If there was shock at Barbaro’s fate, there was outrage at Eight Belles'. Suddenly, critics who had been writing bright and breezy celebrations of an ancient sporting tradition decided enough was enough. They added in the death by euthanasia of George Washington at last year’s Breeders’ Cup and decided the sport had reached a level of carnage that left no alternative but to shut it down.

The New York Times sounded that trumpet. PETA dug its spurs into the mess: Horse racing must be banned, Eight Belles’ jockey must be suspended, criminal charges must be considered.

In a word: whoa.

I’m not going to argue that horse racing is the most civilized recreational pursuit in the Republic. Animals are bred to beyond the limits of their own mortality for the sole purpose of running around in circles so that people can bet on which one will get to the finish first. And, while the horses are born to run, there is the bothersome fact that it is necessary to put small people with whips on their backs to keep them focused on their goal.

Even so, the animals are treated exceptionally well, especially the running money factories at the top of the industry.
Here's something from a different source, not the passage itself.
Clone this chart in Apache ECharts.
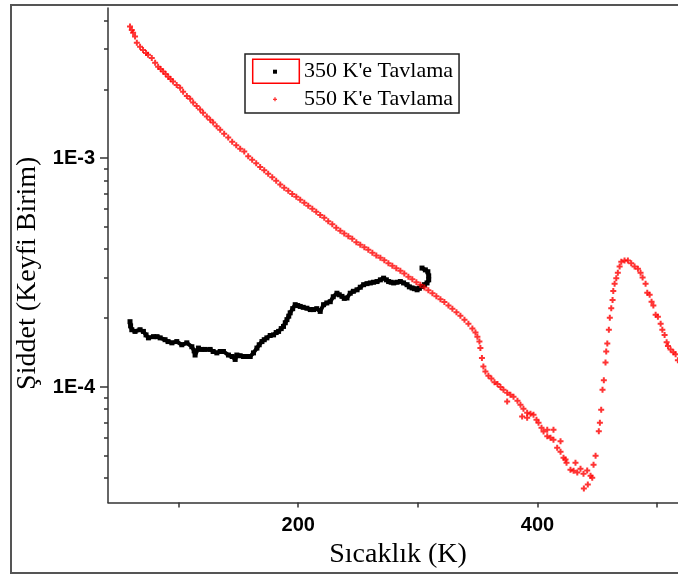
<!DOCTYPE html>
<html>
<head>
<meta charset="utf-8">
<script src="https://cdn.jsdelivr.net/npm/echarts@6/dist/echarts.min.js"></script>
<style>
html, body { margin: 0; padding: 0; background: #fff; }
#chart { width: 678px; height: 574px; }
</style>
</head>
<body>
<div id="chart"></div>
<script>
"use strict";
// okunan veriler: [sicaklik (K), siddet]
var black350 = [
    [59.4,1.93e-4],[59.9,1.85e-4],[60.9,1.78e-4],[63.6,1.75e-4],[67.8,1.78e-4],[70.6,1.75e-4],
    [72.8,1.69e-4],[74.8,1.64e-4],[79.0,1.66e-4],[82.0,1.66e-4],[84.6,1.64e-4],[88.7,1.61e-4],
    [91.2,1.58e-4],[94.4,1.56e-4],[98.5,1.58e-4],[102.7,1.53e-4],[106.9,1.56e-4],[111.1,1.50e-4],
    [113.0,1.44e-4],[113.8,1.38e-4],[116.6,1.48e-4],[118.9,1.46e-4],[122.2,1.46e-4],[126.4,1.46e-4],
    [128.9,1.43e-4],[132.0,1.41e-4],[134.8,1.43e-4],[137.5,1.43e-4],[141.7,1.38e-4],[144.8,1.36e-4],
    [147.3,1.32e-4],[148.7,1.38e-4],[151.5,1.37e-4],[154.3,1.36e-4],[157.4,1.36e-4],[159.9,1.36e-4],
    [162.6,1.41e-4],[165.5,1.48e-4],[167.4,1.53e-4],[169.7,1.58e-4],[171.6,1.61e-4],[173.8,1.64e-4],
    [176.6,1.68e-4],[179.4,1.69e-4],[181.6,1.73e-4],[183.6,1.75e-4],[185.8,1.80e-4],[187.7,1.84e-4],
    [189.2,1.91e-4],[190.6,1.97e-4],[192.1,2.04e-4],[193.3,2.11e-4],[195.4,2.20e-4],[197.5,2.29e-4],
    [199.6,2.27e-4],[201.7,2.25e-4],[204.2,2.23e-4],[207.3,2.21e-4],[210.1,2.18e-4],[212.8,2.18e-4],
    [215.5,2.20e-4],[218.4,2.14e-4],[221.2,2.29e-4],[223.9,2.33e-4],[226.8,2.36e-4],[229.3,2.48e-4],
    [232.4,2.57e-4],[234.3,2.53e-4],[236.6,2.49e-4],[238.5,2.44e-4],[240.8,2.45e-4],[243.5,2.57e-4],
    [246.1,2.62e-4],[249.2,2.66e-4],[251.9,2.73e-4],[254.7,2.80e-4],[257.5,2.83e-4],[260.3,2.85e-4],
    [263.0,2.87e-4],[265.9,2.89e-4],[268.7,2.94e-4],[271.4,2.99e-4],[273.7,2.94e-4],[275.6,2.89e-4],
    [277.7,2.87e-4],[279.8,2.85e-4],[282.6,2.87e-4],[285.4,2.89e-4],[288.1,2.85e-4],[291.0,2.80e-4],
    [292.9,2.74e-4],[295.2,2.71e-4],[297.1,2.69e-4],[299.4,2.66e-4],[301.3,2.70e-4],[303.5,2.75e-4],
    [305.5,2.80e-4],[307.7,2.85e-4],[309.1,2.94e-4],[309.1,3.06e-4],[308.4,3.19e-4],[306.3,3.25e-4],
    [303.5,3.31e-4]
];
var red550 = [
    [59.4,3.76e-3],[60.9,3.63e-3],[62.0,3.53e-3],[63.6,3.40e-3],[65.1,3.19e-3],[67.8,3.07e-3],
    [70.3,2.97e-3],[72.8,2.88e-3],[74.5,2.83e-3],[77.6,2.74e-3],[80.4,2.61e-3],[82.9,2.51e-3],
    [85.0,2.45e-3],[87.1,2.39e-3],[89.2,2.33e-3],[91.3,2.27e-3],[93.3,2.22e-3],[95.4,2.16e-3],
    [98.4,2.09e-3],[101.3,2.03e-3],[103.8,1.95e-3],[106.9,1.87e-3],[109.7,1.82e-3],[112.2,1.75e-3],
    [115.1,1.69e-3],[118.0,1.63e-3],[120.5,1.58e-3],[123.6,1.52e-3],[126.4,1.47e-3],[128.9,1.43e-3],
    [131.8,1.38e-3],[134.8,1.33e-3],[138.1,1.28e-3],[141.5,1.23e-3],[144.8,1.18e-3],[148.2,1.14e-3],
    [151.5,1.10e-3],[154.9,1.07e-3],[158.2,1.02e-3],[161.5,9.83e-4],[164.9,9.49e-4],[168.2,9.16e-4],
    [171.6,8.85e-4],[174.9,8.54e-4],[178.3,8.25e-4],[181.6,7.96e-4],[185.0,7.68e-4],[188.3,7.42e-4],
    [191.7,7.20e-4],[195.0,6.98e-4],[198.4,6.78e-4],[201.7,6.58e-4],[205.1,6.38e-4],[208.4,6.19e-4],
    [211.8,6.01e-4],[215.1,5.83e-4],[218.4,5.65e-4],[221.8,5.49e-4],[225.1,5.30e-4],[228.5,5.14e-4],
    [231.8,4.96e-4],[235.2,4.82e-4],[238.5,4.69e-4],[241.9,4.56e-4],[245.2,4.44e-4],[248.6,4.29e-4],
    [251.9,4.18e-4],[255.3,4.08e-4],[258.6,3.98e-4],[262.0,3.86e-4],[265.3,3.76e-4],[268.7,3.67e-4],
    [272.0,3.58e-4],[275.4,3.47e-4],[278.7,3.39e-4],[282.0,3.30e-4],[285.4,3.22e-4],[288.7,3.13e-4],
    [292.1,3.03e-4],[295.4,2.96e-4],[298.8,2.87e-4],[302.1,2.80e-4],[305.5,2.72e-4],[308.8,2.65e-4],
    [312.2,2.57e-4],[315.5,2.49e-4],[318.9,2.42e-4],[322.2,2.35e-4],[325.6,2.27e-4],[328.9,2.20e-4],
    [332.3,2.12e-4],[335.6,2.05e-4],[339.0,1.97e-4],[342.3,1.89e-4],[345.6,1.80e-4],[348.2,1.73e-4],
    [349.8,1.66e-4],[351.5,1.58e-4],[352.3,1.48e-4],[353.6,1.34e-4],[354.8,1.23e-4],[356.5,1.17e-4],
    [359.0,1.12e-4],[361.5,1.09e-4],[364.1,1.05e-4],[366.6,1.03e-4],[369.1,1.00e-4],[371.6,9.73e-5],
    [374.7,9.45e-5],[374.7,8.65e-5],[377.4,9.25e-5],[380.0,9.07e-5],[383.3,8.71e-5],[385.8,8.37e-5],
    [387.2,7.44e-5],[388.3,8.04e-5],[391.4,7.72e-5],[391.4,7.35e-5],[394.2,7.64e-5],[396.7,7.57e-5],
    [399.2,7.20e-5],[400.9,6.98e-5],[403.4,6.64e-5],[405.1,6.40e-5],[408.2,6.51e-5],[408.2,6.09e-5],
    [410.9,6.01e-5],[413.4,6.51e-5],[413.4,5.89e-5],[416.5,5.43e-5],[419.3,5.79e-5],[419.3,5.22e-5],
    [421.8,4.91e-5],[423.5,4.82e-5],[424.3,4.67e-5],[427.6,4.35e-5],[430.2,4.31e-5],[431.8,4.67e-5],
    [433.3,4.23e-5],[436.0,4.40e-5],[438.5,4.18e-5],[438.8,3.60e-5],[441.6,4.32e-5],[442.1,3.75e-5],
    [444.4,4.10e-5],[445.8,4.02e-5],[446.9,4.58e-5],[448.6,5.01e-5],[451.3,6.41e-5],[452.2,6.98e-5],
    [453.3,7.96e-5],[454.4,9.73e-5],[455.5,1.07e-4],[456.9,1.28e-4],[457.5,1.43e-4],[458.4,1.55e-4],
    [459.7,1.78e-4],[460.5,2.01e-4],[461.7,2.21e-4],[462.8,2.40e-4],[463.4,2.63e-4],[464.5,2.83e-4],
    [465.9,2.99e-4],[467.2,3.16e-4],[468.7,3.36e-4],[470.1,3.53e-4],[472.8,3.57e-4],[475.6,3.57e-4],
    [478.4,3.47e-4],[481.2,3.36e-4],[484.0,3.29e-4],[486.2,3.16e-4],[487.9,3.01e-4],[490.4,2.83e-4],
    [491.8,2.58e-4],[493.8,2.53e-4],[495.4,2.36e-4],[496.9,2.27e-4],[498.8,2.07e-4],[500.7,2.03e-4],
    [503.0,1.89e-4],[504.4,1.78e-4],[506.3,1.69e-4],[508.0,1.57e-4],[509.1,1.51e-4],[511.3,1.46e-4],
    [513.6,1.42e-4],[515.5,1.39e-4],[517.4,1.31e-4]
];
var seriesNames = ["350 K'e Tavlama", "550 K'e Tavlama"];
var xTicks = [100, 200, 300, 400, 500];
var xLabels = [200, 400];
var yMajorTicks = [1e-4, 1e-3];
var yMinorTicks = [4e-5, 5e-5, 6e-5, 7e-5, 8e-5, 9e-5,
    2e-4, 3e-4, 4e-4, 5e-4, 6e-4, 7e-4, 8e-4, 9e-4, 2e-3, 3e-3, 4e-3];
var xRange = [41, 517.5];
var yRange = [3.13e-5, 4.53e-3];

// log eksen: degerleri log10 olarak ciz
var lg = function (v) { return Math.log10(v); };
var toLog = function (arr) { return arr.map(function (p) { return [p[0], lg(p[1])]; }); };
var PLUS = 'path://M2,0H4V2H6V4H4V6H2V4H0V2H2Z';
var axisColor = '#333';

var myChart = echarts.init(document.getElementById('chart'));
var option = {
    animation: false,
    backgroundColor: '#fff',
    grid: { left: 108, right: 0, top: 8, bottom: 71.5 },
    xAxis: {
        type: 'value',
        min: xRange[0],
        max: xRange[1],
        name: 'Sıcaklık (K)',
        nameLocation: 'middle',
        nameGap: 33,
        nameTextStyle: { fontFamily: 'Liberation Serif', fontSize: 28, color: '#000', padding: [0, 0, 0, 10] },
        axisLine: { onZero: false, lineStyle: { color: axisColor, width: 1.5 } },
        axisTick: { customValues: xTicks, length: 5, lineStyle: { color: axisColor, width: 1.5 } },
        axisLabel: {
            customValues: xLabels, margin: 13,
            fontFamily: 'Liberation Sans', fontWeight: 'bold', fontSize: 20, color: '#000'
        },
        splitLine: { show: false }
    },
    yAxis: [
        {
            type: 'value',
            position: 'left',
            min: lg(yRange[0]),
            max: lg(yRange[1]),
            name: 'Şiddet (Keyfi Birim)',
            nameLocation: 'middle',
            nameRotate: 90,
            nameGap: 63,
            nameTextStyle: { fontFamily: 'Liberation Serif', fontSize: 28, color: '#000', padding: [0, 36, 0, 0] },
            axisLine: { show: true, onZero: false, lineStyle: { color: axisColor, width: 1.5 } },
            axisTick: { customValues: yMajorTicks.map(lg), length: 8, lineStyle: { color: axisColor, width: 1.5 } },
            axisLabel: {
                customValues: yMajorTicks.map(lg), margin: 13,
                formatter: function (v) { return '1E' + Math.round(v); },
                fontFamily: 'Liberation Sans', fontWeight: 'bold', fontSize: 20, color: '#000'
            },
            splitLine: { show: false }
        },
        {
            // sadece ara tikler
            type: 'value',
            position: 'left',
            offset: 0,
            min: lg(yRange[0]),
            max: lg(yRange[1]),
            axisLine: { show: false, onZero: false },
            axisTick: { customValues: yMinorTicks.map(lg), length: 4, lineStyle: { color: axisColor, width: 1.5 } },
            axisLabel: { show: false },
            splitLine: { show: false }
        }
    ],
    legend: {
        orient: 'vertical',
        left: 245,
        top: 54,
        selectedMode: false,
        padding: [5.7, 6, 1.7, 28],
        itemGap: 3.6,
        itemWidth: 4,
        itemHeight: 4,
        borderColor: '#222',
        borderWidth: 1.5,
        backgroundColor: '#fff',
        textStyle: { fontFamily: 'Liberation Serif', fontSize: 22, color: '#000', lineHeight: 24, padding: [0, 0, 0, 22] },
        data: [
            { name: seriesNames[0], icon: 'rect' },
            { name: seriesNames[1], icon: PLUS }
        ]
    },
    graphic: [
        {
            type: 'rect', silent: true, z: -10,
            shape: { x: 11, y: 5, width: 700, height: 568 },
            style: { fill: 'none', stroke: '#555', lineWidth: 2 }
        },
        {
            type: 'rect', silent: true, z: 100,
            shape: { x: 252.7, y: 59.3, width: 46.6, height: 24 },
            style: { fill: 'none', stroke: '#ff0000', lineWidth: 1.5 }
        }
    ],
    series: [
        {
            name: seriesNames[0],
            type: 'line',
            data: toLog(black350),
            symbol: 'rect',
            symbolSize: 5,
            showSymbol: true,
            showAllSymbol: true,
            lineStyle: { color: '#000', width: 4 },
            itemStyle: { color: '#000' },
            z: 2
        },
        {
            name: seriesNames[1],
            type: 'scatter',
            data: toLog(red550),
            symbol: PLUS,
            symbolSize: 6,
            itemStyle: { color: '#ff0000' },
            z: 3
        }
    ]
};
myChart.setOption(option);

window.onresize = function () {
    myChart.resize();
};
</script>
</body>
</html>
Yes, there is a problem with the fragility that’s been bred into the animals. But the solution isn’t to ban a sport that’s been practiced for as long as horses have been domesticated, which goes back thousands of years.

Regardless of what you think about the morality of  the activity, you are talking about a very sizeable industry that supports thousands of jobs. You can’t simply end it and tell all the people who depend on it for their livelihoods that you’re sorry, but they’ll just have to find something else to do.

This isn’t bear-baiting or cock-fighting, no matter what The New York Times says. The object isn’t to kill an unoffending animal. The object is to run it successfully in a handful of races and then sell its stud rights for millions of dollars. Nobody wants investments worth that much to up and die.

This is what horse racing has to address before it doesn’t have a sport. Lose a couple more horses in the next two big races — the Preakness and the Belmont, which are also the only two most people watch — and the industry won’t have to worry about being banned. It won’t have an audience that will notice.

I don’t think that there is yet a danger of viewers tuning out in fast numbers. If Big Brown can win the Triple Crown, it will overshadow Eight Belles’ death and revive the sport. But only if all the horses get around the track with all their limbs still in the minimum number of pieces nature intended.